* TASK TO CARRY OUT: Repeat only the lines below that run from the line with "What TikZ code" to the line with "(0,0) rectangle (932,344);", ends included; skip every picture.

* TASK INPUTS:

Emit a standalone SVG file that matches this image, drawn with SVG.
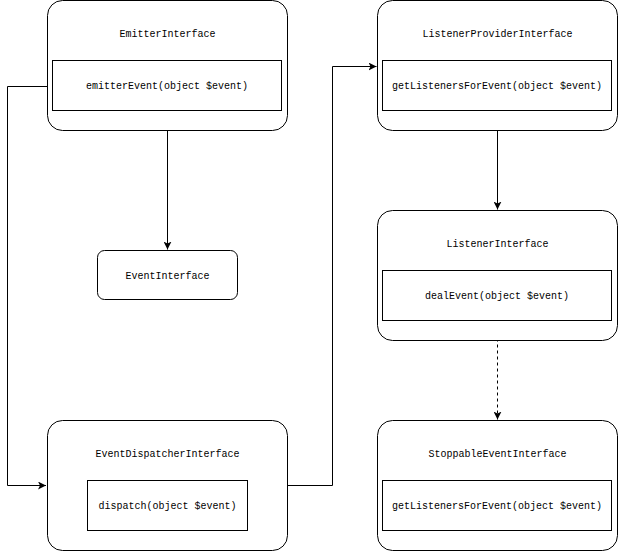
<svg xmlns="http://www.w3.org/2000/svg" width="618" height="551" viewBox="0 0 618 551">
<style>
.outer{fill:#fff;stroke:#000;stroke-width:1}
.inner{fill:#fff;stroke:#000;stroke-width:1}
.t{font-family:"Liberation Mono","DejaVu Sans Mono",monospace;font-size:10px;fill:#000;text-anchor:middle}
.c{fill:none;stroke:#000;stroke-width:1}
.d{stroke-dasharray:3 3}
</style>
<defs>
<marker id="arr" viewBox="0 0 10 10" refX="10" refY="5" markerWidth="8" markerHeight="8" markerUnits="userSpaceOnUse" orient="auto">
<path d="M0,0 L10,5 L0,10 L2.5,5 Z" fill="#000"/>
</marker>
</defs>
<rect width="618" height="551" fill="#fff"/>
<g id="connectors">
<path class="c" d="M52.5,86.5 H7.5 V485.5 H46" marker-end="url(#arr)"/>
<path class="c" d="M167.5,110.5 V249.5" marker-end="url(#arr)"/>
<path class="c" d="M287.5,485.5 H332.5 V66.5 H376.5" marker-end="url(#arr)"/>
<path class="c" d="M497.5,110.5 V209.5" marker-end="url(#arr)"/>
<path class="c d" d="M497.5,320.5 V419.5" marker-end="url(#arr)"/>
</g>
<g id="emitter">
<rect class="outer" x="47.5" y="0.5" width="240" height="130" rx="15"/>
<text class="t" x="167.5" y="37">EmitterInterface</text>
<rect class="inner" x="52.5" y="60.5" width="229" height="50"/>
<text class="t" x="167" y="89">emitterEvent(object $event)</text>
</g>
<g id="provider">
<rect class="outer" x="377.5" y="0.5" width="240" height="130" rx="15"/>
<text class="t" x="497.5" y="37">ListenerProviderInterface</text>
<rect class="inner" x="382.5" y="60.5" width="229" height="50"/>
<text class="t" x="497" y="89">getListenersForEvent(object $event)</text>
</g>
<g id="eventinterface">
<rect class="outer" x="97.5" y="250.5" width="140" height="49" rx="7"/>
<text class="t" x="167.5" y="278.5">EventInterface</text>
</g>
<g id="listener">
<rect class="outer" x="377.5" y="210.5" width="240" height="130" rx="15"/>
<text class="t" x="497.5" y="247">ListenerInterface</text>
<rect class="inner" x="382.5" y="270.5" width="229" height="50"/>
<text class="t" x="497" y="299">dealEvent(object $event)</text>
</g>
<g id="dispatcher">
<rect class="outer" x="47.5" y="420.5" width="240" height="130" rx="15"/>
<text class="t" x="167.5" y="457">EventDispatcherInterface</text>
<rect class="inner" x="87.5" y="480.5" width="160" height="50"/>
<text class="t" x="167.5" y="509">dispatch(object $event)</text>
</g>
<g id="stoppable">
<rect class="outer" x="377.5" y="420.5" width="240" height="130" rx="15"/>
<text class="t" x="497.5" y="457">StoppableEventInterface</text>
<rect class="inner" x="382.5" y="480.5" width="229" height="50"/>
<text class="t" x="497" y="509">getListenersForEvent(object $event)</text>
</g>
</svg>
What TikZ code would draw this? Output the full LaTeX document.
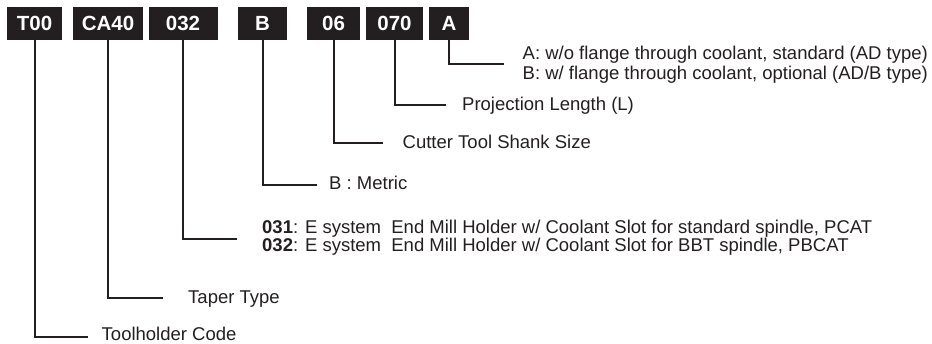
\documentclass[tikz,border=0pt]{standalone}
\usepackage{fontspec}
\setmainfont{Liberation Sans}
\definecolor{ink}{HTML}{231F20}
\begin{document}
\begin{tikzpicture}[x=1pt,y=-1pt,
	code/.style={fill=ink,text=white,font=\fontsize{20.5}{22}\selectfont\bfseries,minimum height=33pt,inner sep=0pt},
	txt/.style={anchor=base west,inner sep=0pt,text=ink,font=\fontsize{18.5}{19.5}\selectfont},
	leader/.style={draw=ink,line width=2pt}]
	
	\useasboundingbox (0,0) rectangle (932,344);
	
	% Kaestchen
	\node[code,minimum width=55pt] (t00)  at (34.5,23.5)  {T00};
	\node[code,minimum width=70pt] (ca40) at (108,23.5)   {CA40};
	\node[code,minimum width=69pt] (c032) at (183,23.5)   {032};
	\node[code,minimum width=49pt] (cB)   at (262.5,23.5) {B};
	\node[code,minimum width=53pt] (c06)  at (333.5,23.5) {06};
	\node[code,minimum width=57pt] (c070) at (394.5,23.5) {070};
	\node[code,minimum width=40pt] (cA)   at (449,23.5)   {A};
	
	% Endpunkte
	\coordinate (eA)    at (504,64);
	\coordinate (e070)  at (446,105);
	\coordinate (e06)   at (383,143);
	\coordinate (eB)    at (317,185);
	\coordinate (e032)  at (237,239);
	\coordinate (eca40) at (163,298);
	\coordinate (et00)  at (88,337);
	
	% Texte
	\node[txt] (lA)  at (522.5,60)  {A: w/o flange through coolant, standard (AD type)};
	\node[txt] (lA2) at (522.5,80)  {B: w/ flange through coolant, optional (AD/B type)};
	\node[txt] (l070) at (462,110.5) {Projection Length (L)};
	\node[txt] (l06)  at (402.5,149) {Cutter Tool Shank Size};
	\node[txt] (lB)   at (329,190) {B : Metric};
	\node[txt] (l031) at (262,234) {\textbf{031}: E system\ \ End Mill Holder w/ Coolant Slot for standard spindle, PCAT};
	\node[txt] (l032) at (262,252) {\textbf{032}: E system\ \ End Mill Holder w/ Coolant Slot for BBT spindle, PBCAT};
	\node[txt] (lca40) at (188,304) {Taper Type};
	\node[txt] (lt00)  at (101.5,341) {Toolholder Code};
	
	% Linien
	\draw[leader] (cA.south)   |- (eA);
	\draw[leader] (c070.south) |- (e070);
	\draw[leader] (c06.south)  |- (e06);
	\draw[leader] (cB.south)   |- (eB);
	\draw[leader] (c032.south) |- (e032);
	\draw[leader] (ca40.south) |- (eca40);
	\draw[leader] (t00.south)  |- (et00);
	
\end{tikzpicture}
\end{document}
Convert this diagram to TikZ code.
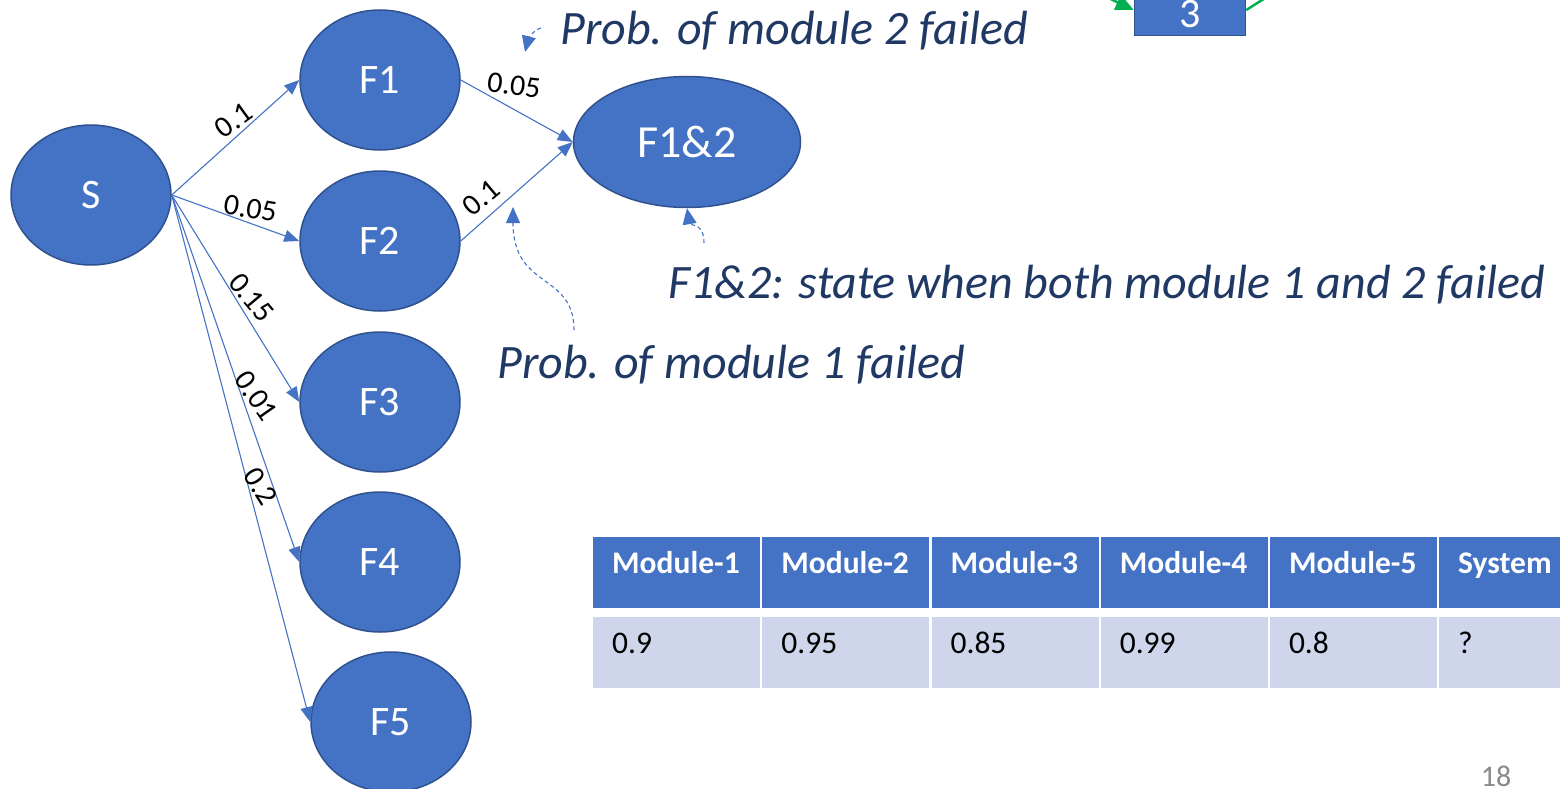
\documentclass[tikz,border=0pt]{standalone}
\usepackage{fontspec}
\setmainfont{Carlito}
\usetikzlibrary{shapes.geometric, arrows.meta}
\definecolor{stateblue}{HTML}{4472C4}
\definecolor{stateline}{HTML}{2F528F}
\definecolor{notenavy}{HTML}{1F3864}
\definecolor{rowblue}{HTML}{CFD5EA}
\definecolor{flowgreen}{HTML}{00B050}
\definecolor{pagegray}{HTML}{898989}
\newcommand{\px}[1]{\fontsize{#1}{#1}\selectfont}

\begin{document}
\begin{tikzpicture}[x=1pt, y=-1pt,
  state/.style={ellipse, draw=stateline, line width=1.5pt, fill=stateblue, text=white,
    minimum width=160pt, minimum height=140pt, inner sep=0pt, font=\px{42}},
  trans/.style={stateblue, line width=1.1pt, -{Triangle[length=15pt,width=12pt]}},
  prob/.style={font=\px{30}, text=black, inner sep=4pt},
  note/.style={font=\px{48}\itshape, text=notenavy, anchor=base west, inner sep=0pt},
  hint/.style={stateblue, line width=1.1pt, dash pattern=on 4pt off 3pt,
    -{Triangle[length=16pt,width=14pt]}},
  cell/.style={anchor=north west, minimum width=167pt, inner xsep=19pt, inner ysep=0pt,
    text height=36pt, text depth=35pt},
  head/.style={cell, fill=stateblue, text=white, font=\px{31.5}\bfseries},
  body/.style={cell, fill=rowblue, font=\px{31.5}},
]
  \useasboundingbox (0,0) rectangle (1560,789);
  \clip (0,0) rectangle (1560,789);

  % states
  \node[state] (S)  at (91,195)  {S};
  \node[state] (F1) at (380,80)  {F1};
  \node[state] (F2) at (380,241) {F2};
  \node[state] (F3) at (380,402) {F3};
  \node[state] (F4) at (380,562) {F4};
  \node[state] (F5) at (391,722) {F5};
  \node[state, minimum width=227pt, minimum height=131pt, font=\px{46}] (F12) at (687,142) {F1\&2};

  % transitions
  \draw[trans] (S.east) -- (F1.west) node[prob, pos=.55, above, rotate=36] {0.1};
  \draw[trans] (S.east) -- (F2.west) node[prob, pos=.6, above, rotate=-9] {0.05};
  \draw[trans] (S.east) -- (F3.west) node[prob, pos=.54, above, rotate=-50] {0.15};
  \draw[trans] (S.east) -- (F4.west) node[prob, pos=.57, above, rotate=-55] {0.01};
  \draw[trans] (S.east) -- (F5.west) node[prob, pos=.565, above, rotate=-58, inner sep=2pt] {0.2};
  \draw[trans] (F1.east) -- (F12.west) node[prob, pos=.46, above=9pt, rotate=-7] {0.05};
  \draw[trans] (F2.east) -- (F12.west) node[prob, pos=.265, above=6pt, rotate=40] {0.1};

  % notes
  \node[note] (n1txt) at (497,378) {Prob. of module 1 failed};
  \node[note] (n2txt) at (668,298) {F1\&2: state when both module 1 and 2 failed};
  \node[note] (n3txt) at (560,45)  {Prob. of module 2 failed};
  \coordinate (n1) at (574,330);
  \coordinate (e1) at (513,207);
  \coordinate (n2) at (704,243);
  \coordinate (n3) at (541,28);
  \coordinate (e3) at (525,52);
  \draw[hint] (n1) .. controls (574,272) and (513,290) .. (e1);
  \draw[hint] (n2) .. controls (704,222) and (690,226) .. (F12.south);
  \draw[hint] (n3) .. controls (533,30) and (528,40) .. (e3);

  % block 3
  \node[draw=stateline, line width=1.5pt, fill=stateblue, text=white, font=\px{42},
    minimum width=111pt, minimum height=43pt, inner sep=0pt] (B3) at (1190,14) {3};
  \coordinate (gin) at (1100,-6);
  \coordinate (gout) at (1270,-5);
  \draw[flowgreen, line width=2.5pt, -{Triangle[length=18pt,width=16pt]}] (gin) -- ([yshift=4pt]B3.west);
  \draw[flowgreen, line width=2.5pt] ([yshift=4pt]B3.east) -- (gout);

  % reliability table
  \foreach \mod/\rel [count=\c from 0] in {Module-1/0.9, Module-2/0.95, Module-3/0.85,
      Module-4/0.99, Module-5/0.8, System/?} {
    \node[head] (h\c) at ({593+169.2*\c},537) {\makebox[129pt][l]{\mod}};
    \node[body] (r\c) at ({593+169.2*\c},617) {\makebox[129pt][l]{\rel}};
  }

  \node[font=\px{30}, text=pagegray, inner sep=0pt] (page) at (1496,776) {18};
\end{tikzpicture}
\end{document}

* RESPONSE:
What TikZ code would draw this? Output the full LaTeX document.
\documentclass[tikz,border=0pt]{standalone}
\usepackage{fontspec}
\setmainfont{Liberation Sans}
\definecolor{ink}{HTML}{231F20}
\begin{document}
\begin{tikzpicture}[x=1pt,y=-1pt,
	code/.style={fill=ink,text=white,font=\fontsize{20.5}{22}\selectfont\bfseries,minimum height=33pt,inner sep=0pt},
	txt/.style={anchor=base west,inner sep=0pt,text=ink,font=\fontsize{18.5}{19.5}\selectfont},
	leader/.style={draw=ink,line width=2pt}]
	
	\useasboundingbox (0,0) rectangle (932,344);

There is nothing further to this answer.